Your goal — Drop the pictures, then extract the listing word for word.
----------
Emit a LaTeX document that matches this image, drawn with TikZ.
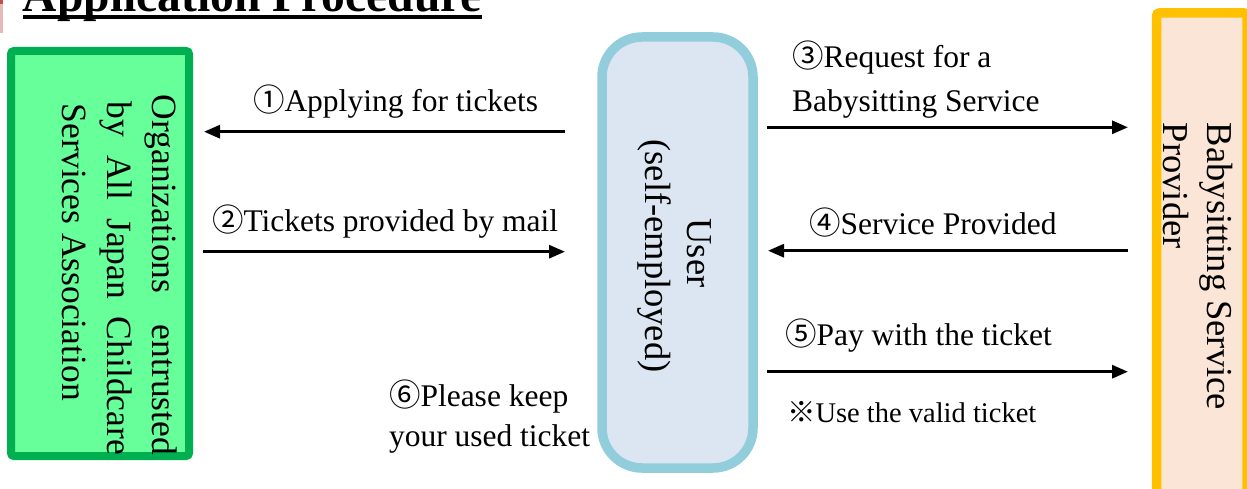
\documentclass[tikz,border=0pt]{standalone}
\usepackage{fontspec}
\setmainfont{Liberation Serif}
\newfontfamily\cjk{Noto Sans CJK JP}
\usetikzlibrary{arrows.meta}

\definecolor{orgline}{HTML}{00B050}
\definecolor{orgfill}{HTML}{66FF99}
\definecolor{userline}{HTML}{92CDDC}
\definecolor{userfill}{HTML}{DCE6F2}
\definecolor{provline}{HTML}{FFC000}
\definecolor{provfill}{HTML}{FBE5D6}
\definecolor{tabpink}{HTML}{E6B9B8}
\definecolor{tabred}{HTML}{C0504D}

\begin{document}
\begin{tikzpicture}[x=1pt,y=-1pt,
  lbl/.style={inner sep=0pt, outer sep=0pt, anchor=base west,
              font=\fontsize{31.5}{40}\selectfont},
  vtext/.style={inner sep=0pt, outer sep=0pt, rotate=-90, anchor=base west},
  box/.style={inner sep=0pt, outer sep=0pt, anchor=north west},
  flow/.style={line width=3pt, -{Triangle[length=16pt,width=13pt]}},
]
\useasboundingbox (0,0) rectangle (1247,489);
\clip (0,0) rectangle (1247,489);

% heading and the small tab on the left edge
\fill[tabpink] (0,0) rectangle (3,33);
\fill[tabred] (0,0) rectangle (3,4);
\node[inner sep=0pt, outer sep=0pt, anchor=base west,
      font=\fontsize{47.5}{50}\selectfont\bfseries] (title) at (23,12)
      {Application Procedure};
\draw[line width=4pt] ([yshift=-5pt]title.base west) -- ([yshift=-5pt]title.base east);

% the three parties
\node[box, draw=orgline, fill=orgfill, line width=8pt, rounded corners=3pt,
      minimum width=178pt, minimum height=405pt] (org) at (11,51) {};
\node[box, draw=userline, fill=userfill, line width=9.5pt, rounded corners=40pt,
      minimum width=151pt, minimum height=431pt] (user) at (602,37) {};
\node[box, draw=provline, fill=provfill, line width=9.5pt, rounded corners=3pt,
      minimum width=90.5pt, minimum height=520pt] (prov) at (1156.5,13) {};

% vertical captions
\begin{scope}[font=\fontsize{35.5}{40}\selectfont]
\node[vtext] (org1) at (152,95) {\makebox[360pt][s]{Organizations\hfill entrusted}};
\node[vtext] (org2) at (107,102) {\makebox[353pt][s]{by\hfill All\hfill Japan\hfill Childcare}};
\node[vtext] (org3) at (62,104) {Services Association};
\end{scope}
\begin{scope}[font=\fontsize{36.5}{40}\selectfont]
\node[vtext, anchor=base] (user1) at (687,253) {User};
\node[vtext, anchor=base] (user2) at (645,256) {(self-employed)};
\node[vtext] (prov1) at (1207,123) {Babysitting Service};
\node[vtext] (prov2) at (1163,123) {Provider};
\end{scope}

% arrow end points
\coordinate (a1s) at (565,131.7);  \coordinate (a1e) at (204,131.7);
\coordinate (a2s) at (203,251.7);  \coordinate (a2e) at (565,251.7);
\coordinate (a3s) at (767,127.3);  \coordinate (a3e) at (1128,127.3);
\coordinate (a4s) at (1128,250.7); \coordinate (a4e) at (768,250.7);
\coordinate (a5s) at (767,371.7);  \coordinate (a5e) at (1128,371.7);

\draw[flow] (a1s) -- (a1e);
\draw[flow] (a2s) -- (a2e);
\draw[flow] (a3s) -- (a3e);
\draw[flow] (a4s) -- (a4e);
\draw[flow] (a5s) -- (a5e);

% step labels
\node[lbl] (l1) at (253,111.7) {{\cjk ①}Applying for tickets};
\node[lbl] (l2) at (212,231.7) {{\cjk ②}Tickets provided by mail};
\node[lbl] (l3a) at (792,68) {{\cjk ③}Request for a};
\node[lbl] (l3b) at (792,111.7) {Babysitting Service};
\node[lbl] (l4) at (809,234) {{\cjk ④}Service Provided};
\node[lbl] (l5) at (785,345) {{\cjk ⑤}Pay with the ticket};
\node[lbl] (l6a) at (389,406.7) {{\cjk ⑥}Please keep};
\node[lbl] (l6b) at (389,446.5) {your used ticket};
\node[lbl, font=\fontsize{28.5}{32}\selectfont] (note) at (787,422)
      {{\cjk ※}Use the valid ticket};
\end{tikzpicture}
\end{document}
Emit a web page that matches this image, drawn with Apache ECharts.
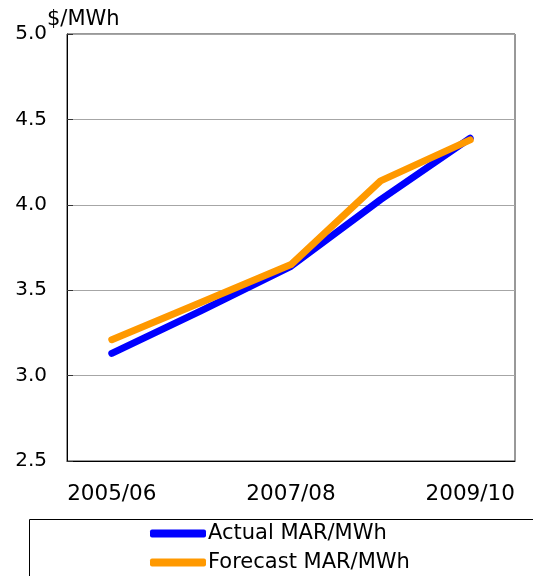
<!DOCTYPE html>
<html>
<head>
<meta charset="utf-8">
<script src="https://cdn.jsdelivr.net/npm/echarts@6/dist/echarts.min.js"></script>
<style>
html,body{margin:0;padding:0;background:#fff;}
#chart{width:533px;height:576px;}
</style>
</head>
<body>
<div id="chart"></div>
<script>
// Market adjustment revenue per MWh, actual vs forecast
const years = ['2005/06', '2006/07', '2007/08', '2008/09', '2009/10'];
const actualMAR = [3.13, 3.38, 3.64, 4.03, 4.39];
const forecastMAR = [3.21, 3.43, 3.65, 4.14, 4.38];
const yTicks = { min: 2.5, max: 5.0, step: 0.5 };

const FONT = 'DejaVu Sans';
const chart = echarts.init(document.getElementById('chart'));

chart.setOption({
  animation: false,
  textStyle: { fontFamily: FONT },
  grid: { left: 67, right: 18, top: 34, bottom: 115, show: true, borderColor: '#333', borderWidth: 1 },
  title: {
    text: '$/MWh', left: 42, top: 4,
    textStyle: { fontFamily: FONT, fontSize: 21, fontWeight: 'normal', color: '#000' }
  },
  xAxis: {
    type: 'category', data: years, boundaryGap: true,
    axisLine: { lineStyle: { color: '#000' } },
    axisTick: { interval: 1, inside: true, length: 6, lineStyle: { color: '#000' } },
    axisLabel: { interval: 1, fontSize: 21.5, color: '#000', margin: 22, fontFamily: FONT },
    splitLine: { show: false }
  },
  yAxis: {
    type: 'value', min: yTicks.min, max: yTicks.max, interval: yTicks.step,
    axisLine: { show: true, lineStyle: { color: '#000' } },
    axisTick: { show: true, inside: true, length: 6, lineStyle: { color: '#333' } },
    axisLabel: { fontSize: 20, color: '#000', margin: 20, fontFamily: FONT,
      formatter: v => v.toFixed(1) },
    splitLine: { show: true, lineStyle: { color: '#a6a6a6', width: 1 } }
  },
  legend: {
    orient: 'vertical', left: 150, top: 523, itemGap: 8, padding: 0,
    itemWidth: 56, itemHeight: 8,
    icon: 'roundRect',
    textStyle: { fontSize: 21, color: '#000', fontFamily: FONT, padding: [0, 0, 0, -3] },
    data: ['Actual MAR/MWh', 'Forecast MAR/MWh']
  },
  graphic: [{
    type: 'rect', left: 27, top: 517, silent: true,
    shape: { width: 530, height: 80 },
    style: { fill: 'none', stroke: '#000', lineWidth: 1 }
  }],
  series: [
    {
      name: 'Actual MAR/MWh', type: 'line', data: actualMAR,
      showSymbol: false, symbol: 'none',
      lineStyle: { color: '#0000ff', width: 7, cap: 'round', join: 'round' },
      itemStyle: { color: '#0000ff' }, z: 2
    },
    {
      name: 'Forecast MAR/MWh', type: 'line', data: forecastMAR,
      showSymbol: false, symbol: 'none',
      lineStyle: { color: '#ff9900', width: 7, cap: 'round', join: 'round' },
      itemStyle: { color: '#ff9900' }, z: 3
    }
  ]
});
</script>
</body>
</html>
----------
The response —
Emit a LaTeX document that matches this image, drawn with TikZ.
\documentclass[tikz,border=0pt]{standalone}
\usepackage{fontspec}
\setmainfont{Liberation Serif}
\newfontfamily\cjk{Noto Sans CJK JP}
\usetikzlibrary{arrows.meta}

\definecolor{orgline}{HTML}{00B050}
\definecolor{orgfill}{HTML}{66FF99}
\definecolor{userline}{HTML}{92CDDC}
\definecolor{userfill}{HTML}{DCE6F2}
\definecolor{provline}{HTML}{FFC000}
\definecolor{provfill}{HTML}{FBE5D6}
\definecolor{tabpink}{HTML}{E6B9B8}
\definecolor{tabred}{HTML}{C0504D}

\begin{document}
\begin{tikzpicture}[x=1pt,y=-1pt,
  lbl/.style={inner sep=0pt, outer sep=0pt, anchor=base west,
              font=\fontsize{31.5}{40}\selectfont},
  vtext/.style={inner sep=0pt, outer sep=0pt, rotate=-90, anchor=base west},
  box/.style={inner sep=0pt, outer sep=0pt, anchor=north west},
  flow/.style={line width=3pt, -{Triangle[length=16pt,width=13pt]}},
]
\useasboundingbox (0,0) rectangle (1247,489);
\clip (0,0) rectangle (1247,489);

% heading and the small tab on the left edge
\fill[tabpink] (0,0) rectangle (3,33);
\fill[tabred] (0,0) rectangle (3,4);
\node[inner sep=0pt, outer sep=0pt, anchor=base west,
      font=\fontsize{47.5}{50}\selectfont\bfseries] (title) at (23,12)
      {Application Procedure};
\draw[line width=4pt] ([yshift=-5pt]title.base west) -- ([yshift=-5pt]title.base east);

% the three parties
\node[box, draw=orgline, fill=orgfill, line width=8pt, rounded corners=3pt,
      minimum width=178pt, minimum height=405pt] (org) at (11,51) {};
\node[box, draw=userline, fill=userfill, line width=9.5pt, rounded corners=40pt,
      minimum width=151pt, minimum height=431pt] (user) at (602,37) {};
\node[box, draw=provline, fill=provfill, line width=9.5pt, rounded corners=3pt,
      minimum width=90.5pt, minimum height=520pt] (prov) at (1156.5,13) {};

% vertical captions
\begin{scope}[font=\fontsize{35.5}{40}\selectfont]
\node[vtext] (org1) at (152,95) {\makebox[360pt][s]{Organizations\hfill entrusted}};
\node[vtext] (org2) at (107,102) {\makebox[353pt][s]{by\hfill All\hfill Japan\hfill Childcare}};
\node[vtext] (org3) at (62,104) {Services Association};
\end{scope}
\begin{scope}[font=\fontsize{36.5}{40}\selectfont]
\node[vtext, anchor=base] (user1) at (687,253) {User};
\node[vtext, anchor=base] (user2) at (645,256) {(self-employed)};
\node[vtext] (prov1) at (1207,123) {Babysitting Service};
\node[vtext] (prov2) at (1163,123) {Provider};
\end{scope}

% arrow end points
\coordinate (a1s) at (565,131.7);  \coordinate (a1e) at (204,131.7);
\coordinate (a2s) at (203,251.7);  \coordinate (a2e) at (565,251.7);
\coordinate (a3s) at (767,127.3);  \coordinate (a3e) at (1128,127.3);
\coordinate (a4s) at (1128,250.7); \coordinate (a4e) at (768,250.7);
\coordinate (a5s) at (767,371.7);  \coordinate (a5e) at (1128,371.7);

\draw[flow] (a1s) -- (a1e);
\draw[flow] (a2s) -- (a2e);
\draw[flow] (a3s) -- (a3e);
\draw[flow] (a4s) -- (a4e);
\draw[flow] (a5s) -- (a5e);

% step labels
\node[lbl] (l1) at (253,111.7) {{\cjk ①}Applying for tickets};
\node[lbl] (l2) at (212,231.7) {{\cjk ②}Tickets provided by mail};
\node[lbl] (l3a) at (792,68) {{\cjk ③}Request for a};
\node[lbl] (l3b) at (792,111.7) {Babysitting Service};
\node[lbl] (l4) at (809,234) {{\cjk ④}Service Provided};
\node[lbl] (l5) at (785,345) {{\cjk ⑤}Pay with the ticket};
\node[lbl] (l6a) at (389,406.7) {{\cjk ⑥}Please keep};
\node[lbl] (l6b) at (389,446.5) {your used ticket};
\node[lbl, font=\fontsize{28.5}{32}\selectfont] (note) at (787,422)
      {{\cjk ※}Use the valid ticket};
\end{tikzpicture}
\end{document}
Emit a web page that matches this image, drawn with Apache ECharts.
<!DOCTYPE html>
<html>
<head>
<meta charset="utf-8">
<script src="https://cdn.jsdelivr.net/npm/echarts@6/dist/echarts.min.js"></script>
<style>
html,body{margin:0;padding:0;background:#fff;}
#chart{width:533px;height:576px;}
</style>
</head>
<body>
<div id="chart"></div>
<script>
// Market adjustment revenue per MWh, actual vs forecast
const years = ['2005/06', '2006/07', '2007/08', '2008/09', '2009/10'];
const actualMAR = [3.13, 3.38, 3.64, 4.03, 4.39];
const forecastMAR = [3.21, 3.43, 3.65, 4.14, 4.38];
const yTicks = { min: 2.5, max: 5.0, step: 0.5 };

const FONT = 'DejaVu Sans';
const chart = echarts.init(document.getElementById('chart'));

chart.setOption({
  animation: false,
  textStyle: { fontFamily: FONT },
  grid: { left: 67, right: 18, top: 34, bottom: 115, show: true, borderColor: '#333', borderWidth: 1 },
  title: {
    text: '$/MWh', left: 42, top: 4,
    textStyle: { fontFamily: FONT, fontSize: 21, fontWeight: 'normal', color: '#000' }
  },
  xAxis: {
    type: 'category', data: years, boundaryGap: true,
    axisLine: { lineStyle: { color: '#000' } },
    axisTick: { interval: 1, inside: true, length: 6, lineStyle: { color: '#000' } },
    axisLabel: { interval: 1, fontSize: 21.5, color: '#000', margin: 22, fontFamily: FONT },
    splitLine: { show: false }
  },
  yAxis: {
    type: 'value', min: yTicks.min, max: yTicks.max, interval: yTicks.step,
    axisLine: { show: true, lineStyle: { color: '#000' } },
    axisTick: { show: true, inside: true, length: 6, lineStyle: { color: '#333' } },
    axisLabel: { fontSize: 20, color: '#000', margin: 20, fontFamily: FONT,
      formatter: v => v.toFixed(1) },
    splitLine: { show: true, lineStyle: { color: '#a6a6a6', width: 1 } }
  },
  legend: {
    orient: 'vertical', left: 150, top: 523, itemGap: 8, padding: 0,
    itemWidth: 56, itemHeight: 8,
    icon: 'roundRect',
    textStyle: { fontSize: 21, color: '#000', fontFamily: FONT, padding: [0, 0, 0, -3] },
    data: ['Actual MAR/MWh', 'Forecast MAR/MWh']
  },
  graphic: [{
    type: 'rect', left: 27, top: 517, silent: true,
    shape: { width: 530, height: 80 },
    style: { fill: 'none', stroke: '#000', lineWidth: 1 }
  }],
  series: [
    {
      name: 'Actual MAR/MWh', type: 'line', data: actualMAR,
      showSymbol: false, symbol: 'none',
      lineStyle: { color: '#0000ff', width: 7, cap: 'round', join: 'round' },
      itemStyle: { color: '#0000ff' }, z: 2
    },
    {
      name: 'Forecast MAR/MWh', type: 'line', data: forecastMAR,
      showSymbol: false, symbol: 'none',
      lineStyle: { color: '#ff9900', width: 7, cap: 'round', join: 'round' },
      itemStyle: { color: '#ff9900' }, z: 3
    }
  ]
});
</script>
</body>
</html>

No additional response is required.